How does CPUs work

(1) One instruction can have dependency on a previous instruction. (2) Branch prediction. A selection operator on data with a selectivity that is neither very high nor very low, are impossible to predict and can significantly slow down query execution.

Super-scala CPUs offer the possibility to take multiple instructions into execution in parallel if they are independent. A super-scalar CPU can get to an IPC (Instructions Per Cycle) of > 1.

Hardware-predication allows executing both the THEN and ELSE blocks in parallel and discard one of the results as soon as the result of the condition becomes known. This is highly efficient and independent of selectivity as well.
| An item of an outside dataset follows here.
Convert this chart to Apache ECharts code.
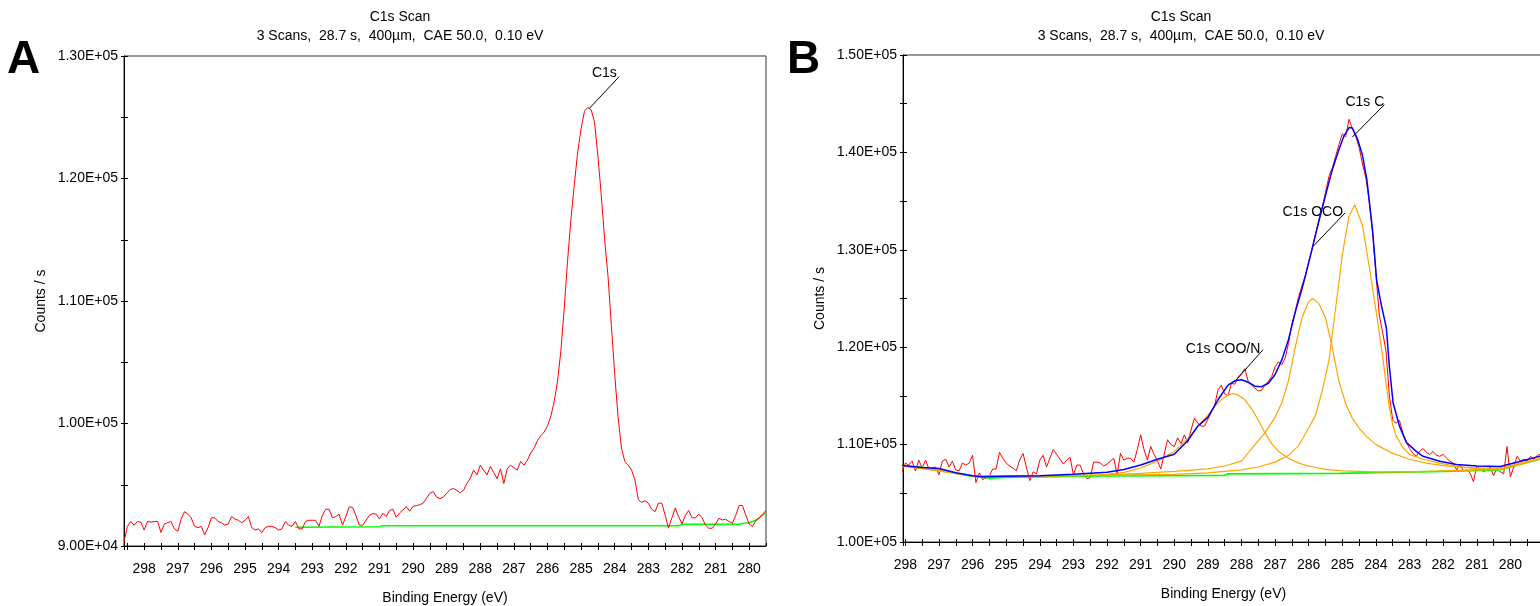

Should mention the importantce of onchip caches to CPU throughput. Cache-conscious data structures are importatnt to operate at its maximum throughput. Also, query processing algorithms that restrict their random memory access patterns to regions that fit a CPU cache, strongly improve performance.

To summarize, instruction throughput of a processor can vary by orders of magnitude: 1. Cache hit-ratio 2. Branch predictions 3. Amount of independent instructions a compiler and the CPU can detect on average.

Microbenchmark: TPC-H Query 1

Relation Database Systems

MySQL only computes one addition per call, instead of any array of additions, the compiler cannot perform loop pipelining (as the instructions for one operation are highly dependent). Plus the cost of routine calls. This is representative in commercial relational DBMSs too.

MonetDB/MIL

Column-at-a-time policy in MIL turns out to be a two-edged sword. The advantage is that the compiler is able to employ loop-pipelining such that these operators achieve high CPU efficiencies, emobodied by the SF = 0.001 results.

Queries that contain complex calculation expressions over many tuples will materialize an entire result column for each function in the expression.

X100: A Vectorized Query Processor

Disk: geared towards efficient sequential data access RAM: the same vertically partitionedd and even compressed disk data layout is used in RAM to save space and bandwidth Cache: small vectrical chunks of cache-resident data items, called “vectors” CPU: Allows compilers to produce efficient loop-pipelined code

Query Language

Departed from the column-at-a-time MIL language so that relational operators can process vectors of multiple columns at the same time, allowing to use a vector produced by one expression as the input to another, while the data is in the CPU cache.

Execution proceeds using Volcano-like pipelining, on the granularity of a vector. Column-wise vector layout allows for aggressive loop pipelining. Compound primitives only need to load/store at edges of the expression graph: results from one calculation are passed via a CPU register to the next calculation.

Vertical storage has the disadvantage of increasing update cost. In MonetDB, updates go to delta structures instead. An advantage of vertical storage is that queries that access many tuples but not all columns save bandwidth (both RAM and I/O). We can further use light-weight compression.

MonetDB/X100 also supports simple “summary” indices, with running max/min values, such that we can quickly derive bounds for range predicates.